Editor’s note: The Globe is reaching into its archives to bring you “Replay,” articles from the past that highlight something interesting, timely, or revealing. This story by Harold Kaese on the Boston Patriots’ inaugural season appeared on Sunday, July 24, 1960, under the headline “No line on Patriots.”
AMHERST — How good are the Boston Patriots? Nobody knows.
A Detroit baseball writer on a recent visit to Boston was walking through Kenmore Square on his way to Fenway Park. He spotted the new Patriots’ office one flight down, and exclaimed:
“Look! They are in the cellar already.”
The Patriots are as much in first place as they are in the cellar. There is no line on them or their opposition in the new American Football League. No betting odds have come out of Las Vegas or other gambling centers.
The men who make selections and are sometimes called experts, for want of a better term, have made no selections. But don’t worry. They will. One with enough gall undoubtedly will pick a pre-season all-league team — before the league has even played a game.
Compared to the Boston Redskins and Boston Yanks, the Patriots are lucky. They do not have to break into the National Football League against established clubs.
George Marshall’s Redskins, born in 1932, used Lynn for their crib. On Coach Lud Wray’s first team were such outstanding players as Cliff Battles, Ernie Pinckert, Turk Edwards, and Jim Musick.
Ted Collins’ Yanks, born in 1944, were cradled at Dean Academy in Franklin. Coach Herb Kopf’s early standouts were Bob Davis, Keith Ranspot, George Cafego, Augie Lio, and John Martin.
Strangers to Saban
Playing in the Patriots’ pen at the University of Massachusetts, Lou Saban has a collection of players most of whom are strangers to him. Who will become the team’s stars? Butch Songin, Ron Burton, Wray Carlton, Larry Garron, Bill Brown, Bob Dee, Gerhard Schwedes, Jimmy Colclough?
It’s a mystery to everyone, including Lou Saban, the team’s 38-year-old coach, who still has 25 men more to cut from his big squad.
“We have some pretty good material, but I think we’re a little thin. Especially in interior defensive linemen,” he says.
But Saban, for several years an all-star linebacker for the Cleveland Browns, admittedly looks at his squad through the eyes of a man accustomed to National Football League standards — the best in football history.
Neither he nor anyone else knows what the American League standard will be this season — good, bad, or indifferent.
Anyone sending back extravagant reports on the Patriots is not being realistic. There just is no good evidence of their capabilities, as yet.
This is the fascinating part of the picture. Here are eight teams starting from scratch. Each has had the same opportunities. They have drawn from the same deck.
But one thing is sure: they haven’t all drawn the same hands. Some will be better than others, for sure. But which?
The mystery will soon start unraveling. Exhibition games will give the first hint.
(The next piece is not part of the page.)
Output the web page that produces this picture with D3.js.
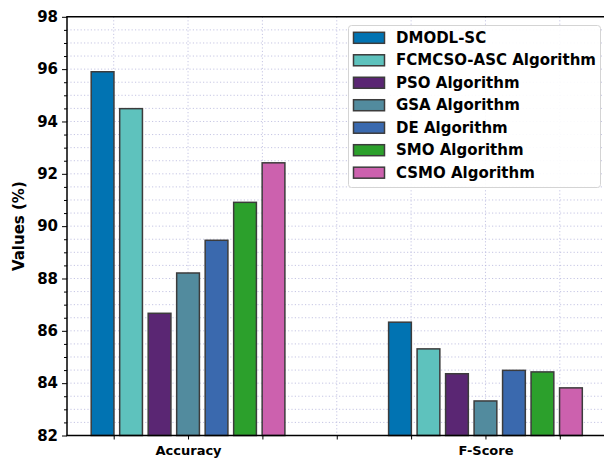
<!DOCTYPE html>
<html>
<head>
<meta charset="utf-8">
<script src="https://cdn.jsdelivr.net/npm/d3@7"></script>
<style>
  html, body { margin: 0; padding: 0; background: #fff; }
  svg { display: block; }
  text { font-family: "DejaVu Sans", sans-serif; font-weight: bold; fill: #000; }
</style>
</head>
<body>
<svg id="chart" width="604" height="459"></svg>
<script>
// Metrics on the x axis
const categories = ["Accuracy", "F-Score"];
// Methods compared (one bar each per metric)
const methods = ["DMODL-SC", "FCMCSO-ASC Algorithm", "PSO Algorithm", "GSA Algorithm",
                 "DE Algorithm", "SMO Algorithm", "CSMO Algorithm"];
// Values (%) per method: [Accuracy, F-Score]
const dmodlSc   = [95.90, 86.33];
const fcmcsoAsc = [94.49, 85.31];
const pso       = [86.67, 84.36];
const gsa       = [88.21, 83.32];
const de        = [89.46, 84.49];
const smo       = [90.91, 84.43];
const csmo      = [92.42, 83.82];
const seriesValues = [dmodlSc, fcmcsoAsc, pso, gsa, de, smo, csmo];
const colors = ["#0173b2", "#5ec2bd", "#5a2673", "#528b9e", "#3a69ae", "#2ca02c", "#cc61ae"];
const yTicks = [82, 84, 86, 88, 90, 92, 94, 96, 98];

const svg = d3.select("#chart");
const plotL = 67, plotR = 606.5, plotT = 16.8, plotB = 435.5;

const x = d3.scaleLinear().domain([-0.407, 1.407]).range([plotL, plotR]);
const y = d3.scaleLinear().domain([82, 98]).range([plotB, plotT]);

const pitch = 0.0958, barW = 0.0765;

// Grid: dotted lines at every minor tick
const grid = svg.append("g");
const yMinor = d3.range(82.5, 98, 0.5);
grid.selectAll("line.h").data(yMinor).join("line")
  .attr("x1", plotL).attr("x2", plotR)
  .attr("y1", d => y(d)).attr("y2", d => y(d))
  .attr("stroke", "#b4b4dc").attr("stroke-width", 1)
  .attr("stroke-dasharray", "1.2,2.2").attr("opacity", 0.75);
const xMinor = d3.range(-0.25, 1.5, 0.25);
grid.selectAll("line.v").data(xMinor).join("line")
  .attr("y1", plotT).attr("y2", plotB)
  .attr("x1", d => x(d)).attr("x2", d => x(d))
  .attr("stroke", "#b4b4dc").attr("stroke-width", 1)
  .attr("stroke-dasharray", "1.2,2.2").attr("opacity", 0.75);

// Bars
const bars = svg.append("g");
seriesValues.forEach((vals, i) => {
  bars.selectAll(null).data(vals).join("rect")
    .attr("x", (d, j) => x(j + (i - 3) * pitch - barW / 2))
    .attr("width", x(barW) - x(0))
    .attr("y", d => y(d))
    .attr("height", d => y(82) - y(d))
    .attr("fill", colors[i])
    .attr("stroke", "#3c3c3c")
    .attr("stroke-width", 1.5);
});

// Y axis with minor ticks
const yAxis = svg.append("g").attr("transform", `translate(${plotL},0)`);
yAxis.call(d3.axisLeft(y).tickValues(d3.range(82.5, 98, 0.5).filter(v => v % 2 !== 0))
  .tickSize(3).tickFormat(""));
yAxis.call(g => g.select(".domain").remove());
const yMaj = svg.append("g").attr("transform", `translate(${plotL},0)`)
  .call(d3.axisLeft(y).tickValues(yTicks).tickSize(5).tickPadding(4).tickFormat(d3.format("d")));
yMaj.select(".domain").remove();
yMaj.selectAll("text").attr("font-size", 15).attr("font-family", "DejaVu Sans")
  .attr("font-weight", "bold").attr("fill", "#000");
svg.selectAll(".tick line").attr("stroke", "#000").attr("stroke-width", 1);

// X axis: minor ticks every 0.25, labels at the metrics
const xAxis = svg.append("g").attr("transform", `translate(0,${plotB})`)
  .call(d3.axisBottom(x).tickValues(xMinor).tickSize(4)
    .tickFormat(d => (Math.abs(d - Math.round(d)) < 1e-9 && d >= 0 && d <= 1) ? categories[Math.round(d)] : ""));
xAxis.select(".domain").remove();
xAxis.selectAll("line").attr("stroke", "#000").attr("stroke-width", 1);
xAxis.selectAll("text").attr("font-size", 13).attr("font-family", "DejaVu Sans")
  .attr("font-weight", "bold").attr("fill", "#000").attr("dy", null).attr("y", 19.5);

// Spines
svg.append("line").attr("x1", plotL).attr("x2", plotL).attr("y1", plotT).attr("y2", plotB)
  .attr("stroke", "#000").attr("stroke-width", 1.5);
svg.append("line").attr("x1", plotL - 0.75).attr("x2", plotR).attr("y1", plotB).attr("y2", plotB)
  .attr("stroke", "#000").attr("stroke-width", 1.5);
svg.append("line").attr("x1", plotL - 0.75).attr("x2", plotR).attr("y1", plotT).attr("y2", plotT)
  .attr("stroke", "#000").attr("stroke-width", 1.5);
svg.append("line").attr("x1", plotR).attr("x2", plotR).attr("y1", plotT).attr("y2", plotB)
  .attr("stroke", "#000").attr("stroke-width", 1.5);

// Y axis title
svg.append("text")
  .attr("transform", `translate(19,${(plotT + plotB) / 2}) rotate(-90)`)
  .attr("text-anchor", "middle").attr("dominant-baseline", "central")
  .attr("font-size", 15).text("Values (%)");

// Legend
const lg = svg.append("g");
lg.append("rect").attr("x", 348.5).attr("y", 25.5).attr("width", 252).attr("height", 162)
  .attr("rx", 3).attr("fill", "#fff").attr("fill-opacity", 0.9)
  .attr("stroke", "#d4d4d4").attr("stroke-width", 1);
methods.forEach((m, i) => {
  const cy = 37.8 + i * 22.48;
  lg.append("rect").attr("x", 353.5).attr("y", cy - 5.5).attr("width", 31).attr("height", 11)
    .attr("fill", colors[i]).attr("stroke", "#3c3c3c").attr("stroke-width", 1.5);
  lg.append("text").attr("x", 396).attr("y", cy).attr("dominant-baseline", "central")
    .attr("font-size", 15).text(m);
});
</script>
</body>
</html>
The Patriots have five of these — July 30, at Buffalo; Aug. 5, Denver at Providence; Aug. 14, Dallas at Harvard Stadium; Aug. 21, Buffalo at Holy Cross; Aug. 28, Oakland at UMass.
Exhibitions, because coaches use them for trials and experiments, can be deceptive. The Chicago Bears were exhibition wonders last fall, but were not so hot when the chips were down.
AFL teams are likely to take exhibitions more seriously. All will be trying to sell tickets by impressing potential fans through winning.
To learn his players, Saban has been having more scrimmages than NFL teams like. Only three new players make an NFL club each season, on the average.
“The only way I can test these players is by scrimmaging them,” said Saban. “I’ve got to put them under fire. Then we’ll study the movies and pick our men.”
Since scrimmages can lead to injuries, it will pay the Patriots to be lucky.
Rumor says that Houston has superb material, that the New York Titans sorely need a quarterback and may trade for one of the Patriots, that Buffalo has tremendous linemen . . . but the facts of the American Football League remain unknown, which is why this promises to be a bewitching season.
Comparisons with the National League will be useless. Like the Ivy League in college football, the American League is an entity unto itself, to be judged by the closeness of its competition and the excitement of its games.
For a while, at least, the two leagues will not play each other, which may be just as well, as Charlie Flowers indicated when the legality of his switch from the New York Giants to the Los Angeles Chargers was upheld.
Said Flowers: “I am proud to say that we do not play the Giants this season. They would kill me.”